## THE DATA

☆ ☆ ☆

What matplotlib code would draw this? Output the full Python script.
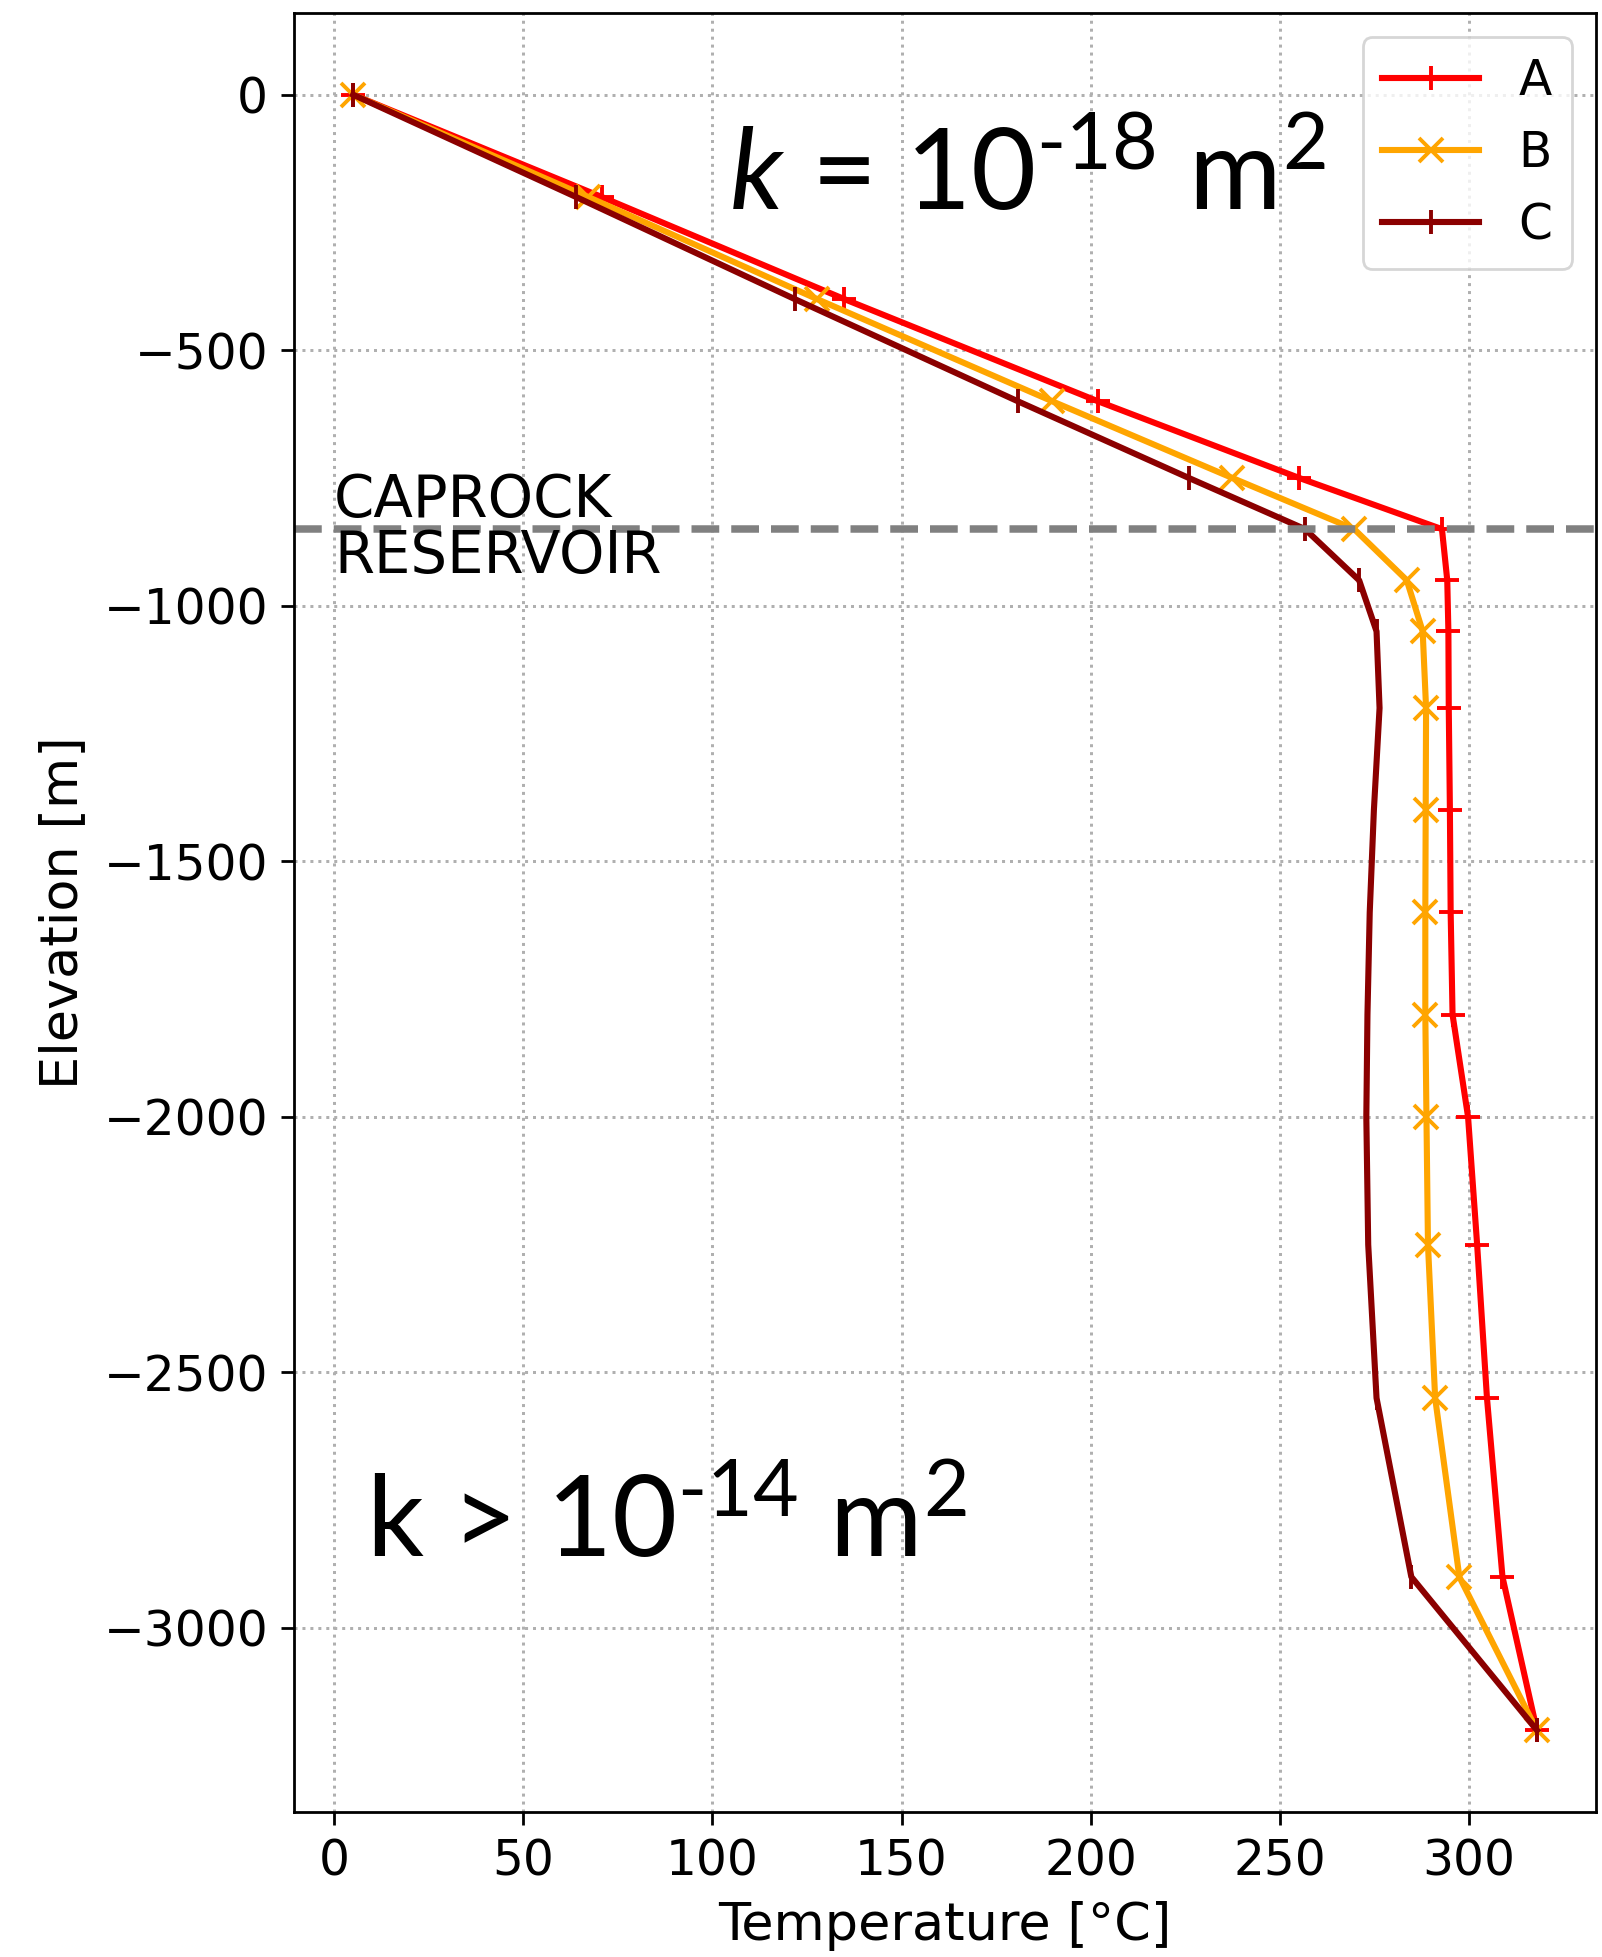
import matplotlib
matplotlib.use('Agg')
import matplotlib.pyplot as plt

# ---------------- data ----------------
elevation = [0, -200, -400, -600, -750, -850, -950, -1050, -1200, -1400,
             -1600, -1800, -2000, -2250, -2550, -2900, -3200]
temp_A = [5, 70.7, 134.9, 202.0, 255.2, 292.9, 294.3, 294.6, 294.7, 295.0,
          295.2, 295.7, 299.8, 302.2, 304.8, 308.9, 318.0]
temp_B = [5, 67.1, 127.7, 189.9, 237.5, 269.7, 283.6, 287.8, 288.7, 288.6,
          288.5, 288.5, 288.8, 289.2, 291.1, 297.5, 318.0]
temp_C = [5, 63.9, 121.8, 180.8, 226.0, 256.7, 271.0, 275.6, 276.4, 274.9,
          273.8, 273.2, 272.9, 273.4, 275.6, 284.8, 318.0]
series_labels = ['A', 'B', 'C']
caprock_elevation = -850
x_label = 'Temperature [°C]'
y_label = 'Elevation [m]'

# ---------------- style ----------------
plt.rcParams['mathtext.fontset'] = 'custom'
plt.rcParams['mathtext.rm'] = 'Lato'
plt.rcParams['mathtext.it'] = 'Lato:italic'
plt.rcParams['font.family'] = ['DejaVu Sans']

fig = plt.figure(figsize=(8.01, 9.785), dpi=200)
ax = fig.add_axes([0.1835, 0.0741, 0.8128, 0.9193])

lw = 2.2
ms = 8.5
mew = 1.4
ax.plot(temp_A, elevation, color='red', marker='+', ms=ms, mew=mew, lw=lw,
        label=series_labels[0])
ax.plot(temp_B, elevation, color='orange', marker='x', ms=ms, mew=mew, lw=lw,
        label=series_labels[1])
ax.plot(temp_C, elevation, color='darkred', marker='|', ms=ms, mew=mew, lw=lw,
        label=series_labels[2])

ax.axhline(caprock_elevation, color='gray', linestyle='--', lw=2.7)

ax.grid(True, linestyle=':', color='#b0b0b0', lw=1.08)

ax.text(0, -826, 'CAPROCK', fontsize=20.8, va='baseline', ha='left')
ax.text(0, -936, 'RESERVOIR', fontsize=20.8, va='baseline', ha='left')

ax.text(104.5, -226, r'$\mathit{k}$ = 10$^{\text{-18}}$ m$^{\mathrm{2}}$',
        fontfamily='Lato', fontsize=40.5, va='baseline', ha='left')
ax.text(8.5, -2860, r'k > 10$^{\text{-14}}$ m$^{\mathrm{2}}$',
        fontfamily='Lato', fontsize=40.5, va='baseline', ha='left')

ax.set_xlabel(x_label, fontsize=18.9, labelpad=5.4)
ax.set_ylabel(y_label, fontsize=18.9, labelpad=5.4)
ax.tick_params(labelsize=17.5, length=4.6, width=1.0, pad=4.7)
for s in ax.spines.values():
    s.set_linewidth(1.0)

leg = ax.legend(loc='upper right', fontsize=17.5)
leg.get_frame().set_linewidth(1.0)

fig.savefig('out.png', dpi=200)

☆ ☆ ☆

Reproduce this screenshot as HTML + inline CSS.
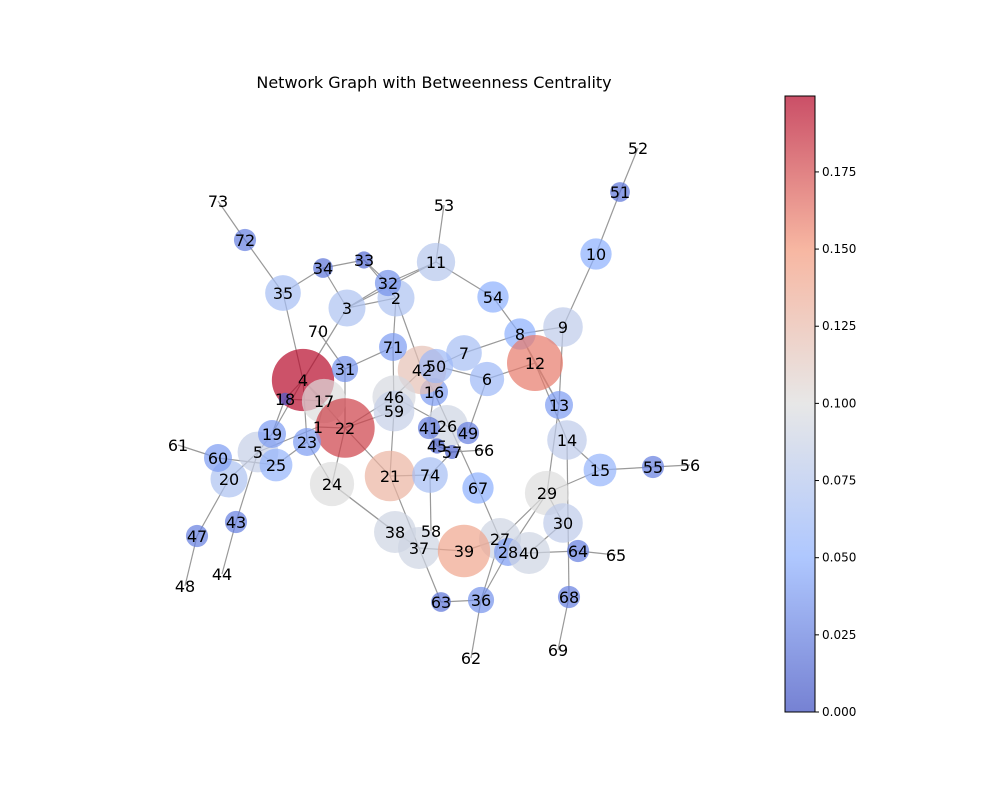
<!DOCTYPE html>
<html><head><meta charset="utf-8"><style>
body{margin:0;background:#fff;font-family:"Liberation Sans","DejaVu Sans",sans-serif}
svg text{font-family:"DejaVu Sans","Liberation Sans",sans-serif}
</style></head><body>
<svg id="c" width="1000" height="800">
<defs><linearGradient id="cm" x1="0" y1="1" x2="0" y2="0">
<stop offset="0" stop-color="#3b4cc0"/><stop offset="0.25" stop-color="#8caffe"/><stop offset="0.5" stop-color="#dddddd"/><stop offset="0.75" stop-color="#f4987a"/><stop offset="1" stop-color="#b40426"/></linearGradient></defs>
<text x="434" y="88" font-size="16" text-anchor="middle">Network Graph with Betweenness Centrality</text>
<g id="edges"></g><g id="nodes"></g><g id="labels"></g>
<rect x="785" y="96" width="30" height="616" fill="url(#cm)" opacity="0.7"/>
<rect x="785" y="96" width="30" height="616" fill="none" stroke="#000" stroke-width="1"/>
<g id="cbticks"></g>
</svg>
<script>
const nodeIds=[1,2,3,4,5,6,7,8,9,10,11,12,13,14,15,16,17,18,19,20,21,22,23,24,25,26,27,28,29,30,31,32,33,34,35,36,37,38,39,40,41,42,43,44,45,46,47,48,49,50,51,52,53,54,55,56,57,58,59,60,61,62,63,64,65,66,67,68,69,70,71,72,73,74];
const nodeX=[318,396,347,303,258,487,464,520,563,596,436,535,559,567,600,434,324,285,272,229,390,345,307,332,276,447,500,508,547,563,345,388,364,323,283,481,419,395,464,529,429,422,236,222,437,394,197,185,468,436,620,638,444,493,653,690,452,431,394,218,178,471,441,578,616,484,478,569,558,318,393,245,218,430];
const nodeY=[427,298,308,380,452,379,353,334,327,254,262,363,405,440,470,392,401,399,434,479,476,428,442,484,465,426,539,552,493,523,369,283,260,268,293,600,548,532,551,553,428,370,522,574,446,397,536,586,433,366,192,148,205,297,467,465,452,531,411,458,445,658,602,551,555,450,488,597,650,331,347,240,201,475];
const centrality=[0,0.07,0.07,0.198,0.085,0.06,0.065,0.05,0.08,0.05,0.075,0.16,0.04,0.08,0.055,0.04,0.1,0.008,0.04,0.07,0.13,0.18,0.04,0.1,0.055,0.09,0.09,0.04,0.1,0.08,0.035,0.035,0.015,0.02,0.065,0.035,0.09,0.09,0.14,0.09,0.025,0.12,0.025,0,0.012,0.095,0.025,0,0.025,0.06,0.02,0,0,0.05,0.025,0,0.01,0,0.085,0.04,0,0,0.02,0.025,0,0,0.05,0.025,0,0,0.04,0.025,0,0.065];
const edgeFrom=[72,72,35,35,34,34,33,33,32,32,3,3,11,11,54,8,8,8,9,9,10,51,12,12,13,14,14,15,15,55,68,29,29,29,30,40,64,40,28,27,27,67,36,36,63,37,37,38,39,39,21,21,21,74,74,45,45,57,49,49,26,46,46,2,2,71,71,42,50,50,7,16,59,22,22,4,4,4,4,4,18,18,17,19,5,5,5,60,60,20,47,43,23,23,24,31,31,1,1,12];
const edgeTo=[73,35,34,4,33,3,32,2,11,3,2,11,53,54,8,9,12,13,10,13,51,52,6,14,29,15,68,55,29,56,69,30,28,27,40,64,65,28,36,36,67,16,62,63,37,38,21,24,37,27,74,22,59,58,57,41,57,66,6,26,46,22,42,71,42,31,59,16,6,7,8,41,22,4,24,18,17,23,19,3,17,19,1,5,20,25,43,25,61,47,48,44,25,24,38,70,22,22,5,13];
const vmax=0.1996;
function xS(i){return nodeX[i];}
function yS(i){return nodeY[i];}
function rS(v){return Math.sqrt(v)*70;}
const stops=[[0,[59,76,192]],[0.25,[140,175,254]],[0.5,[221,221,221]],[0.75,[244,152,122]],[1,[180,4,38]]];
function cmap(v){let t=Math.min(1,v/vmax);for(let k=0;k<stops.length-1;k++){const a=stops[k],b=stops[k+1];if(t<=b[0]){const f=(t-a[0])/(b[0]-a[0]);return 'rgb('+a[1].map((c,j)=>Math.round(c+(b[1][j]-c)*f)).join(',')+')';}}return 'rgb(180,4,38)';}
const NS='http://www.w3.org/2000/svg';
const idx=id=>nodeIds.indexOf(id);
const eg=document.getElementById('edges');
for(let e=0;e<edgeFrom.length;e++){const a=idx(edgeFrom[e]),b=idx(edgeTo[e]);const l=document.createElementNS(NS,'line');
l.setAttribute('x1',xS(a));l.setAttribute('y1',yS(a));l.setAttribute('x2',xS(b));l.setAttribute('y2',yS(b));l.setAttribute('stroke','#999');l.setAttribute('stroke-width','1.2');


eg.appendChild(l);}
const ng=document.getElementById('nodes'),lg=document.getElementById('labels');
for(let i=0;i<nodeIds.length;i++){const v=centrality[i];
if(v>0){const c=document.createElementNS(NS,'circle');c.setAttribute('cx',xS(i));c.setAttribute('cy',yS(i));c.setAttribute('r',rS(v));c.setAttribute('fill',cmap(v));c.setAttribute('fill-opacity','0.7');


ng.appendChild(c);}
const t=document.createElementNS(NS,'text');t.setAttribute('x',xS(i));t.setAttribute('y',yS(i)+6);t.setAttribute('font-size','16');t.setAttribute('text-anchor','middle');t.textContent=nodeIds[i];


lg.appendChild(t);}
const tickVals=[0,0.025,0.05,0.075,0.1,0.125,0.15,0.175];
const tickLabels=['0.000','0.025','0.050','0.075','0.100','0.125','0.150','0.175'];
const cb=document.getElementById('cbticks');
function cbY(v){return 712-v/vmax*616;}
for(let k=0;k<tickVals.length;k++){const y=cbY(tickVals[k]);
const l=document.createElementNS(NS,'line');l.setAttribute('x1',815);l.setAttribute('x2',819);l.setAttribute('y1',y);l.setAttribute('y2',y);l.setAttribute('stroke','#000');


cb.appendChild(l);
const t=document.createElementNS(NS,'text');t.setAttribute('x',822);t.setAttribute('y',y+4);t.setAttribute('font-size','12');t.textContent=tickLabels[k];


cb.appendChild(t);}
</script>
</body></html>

☆ ☆ ☆

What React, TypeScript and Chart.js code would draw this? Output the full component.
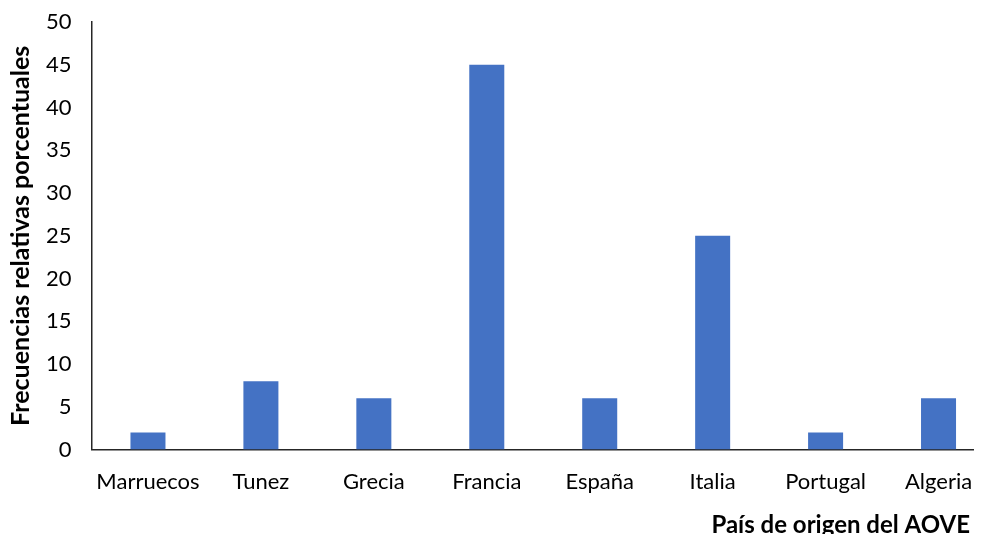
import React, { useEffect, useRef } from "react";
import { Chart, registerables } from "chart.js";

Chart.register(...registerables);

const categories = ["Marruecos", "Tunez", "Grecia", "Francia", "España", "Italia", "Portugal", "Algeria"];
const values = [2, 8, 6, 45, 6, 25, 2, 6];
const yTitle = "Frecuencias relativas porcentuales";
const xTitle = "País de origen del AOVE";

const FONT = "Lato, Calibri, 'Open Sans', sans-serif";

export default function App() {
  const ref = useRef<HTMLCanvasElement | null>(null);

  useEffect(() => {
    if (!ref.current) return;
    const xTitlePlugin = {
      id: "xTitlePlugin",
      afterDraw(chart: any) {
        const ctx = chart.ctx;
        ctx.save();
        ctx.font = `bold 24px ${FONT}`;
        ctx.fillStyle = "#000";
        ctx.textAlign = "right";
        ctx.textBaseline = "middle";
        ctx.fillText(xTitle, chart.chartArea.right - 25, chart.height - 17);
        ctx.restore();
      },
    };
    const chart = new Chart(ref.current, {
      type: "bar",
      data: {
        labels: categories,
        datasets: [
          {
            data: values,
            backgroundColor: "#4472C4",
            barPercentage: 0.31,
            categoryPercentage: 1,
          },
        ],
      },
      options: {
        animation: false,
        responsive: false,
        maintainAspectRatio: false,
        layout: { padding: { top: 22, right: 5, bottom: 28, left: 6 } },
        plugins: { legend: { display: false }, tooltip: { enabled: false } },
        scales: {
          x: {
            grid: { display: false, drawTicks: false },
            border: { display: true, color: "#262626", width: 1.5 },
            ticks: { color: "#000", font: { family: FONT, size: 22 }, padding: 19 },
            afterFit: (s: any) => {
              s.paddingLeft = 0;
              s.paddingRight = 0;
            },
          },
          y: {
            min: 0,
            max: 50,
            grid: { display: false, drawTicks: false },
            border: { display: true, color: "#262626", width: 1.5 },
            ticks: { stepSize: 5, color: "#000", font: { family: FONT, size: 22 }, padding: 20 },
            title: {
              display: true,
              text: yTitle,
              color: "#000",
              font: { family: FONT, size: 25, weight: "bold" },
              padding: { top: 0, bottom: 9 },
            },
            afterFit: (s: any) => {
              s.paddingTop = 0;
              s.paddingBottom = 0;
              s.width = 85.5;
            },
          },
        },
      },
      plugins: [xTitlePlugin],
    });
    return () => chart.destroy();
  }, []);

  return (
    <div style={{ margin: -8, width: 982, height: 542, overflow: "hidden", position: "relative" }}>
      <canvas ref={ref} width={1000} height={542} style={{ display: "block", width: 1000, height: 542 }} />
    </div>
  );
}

☆ ☆ ☆

## YOUR INSTRUCTIONS
Give again, exactly as written above, every line from the one holding "What React, TypeScript" to the one holding "de origen del", with both ends kept and the pictures left out.

## REPLY TO THE EXERCISE
What React, TypeScript and Chart.js code would draw this? Output the full component.
import React, { useEffect, useRef } from "react";
import { Chart, registerables } from "chart.js";

Chart.register(...registerables);

const categories = ["Marruecos", "Tunez", "Grecia", "Francia", "España", "Italia", "Portugal", "Algeria"];
const values = [2, 8, 6, 45, 6, 25, 2, 6];
const yTitle = "Frecuencias relativas porcentuales";
const xTitle = "País de origen del AOVE";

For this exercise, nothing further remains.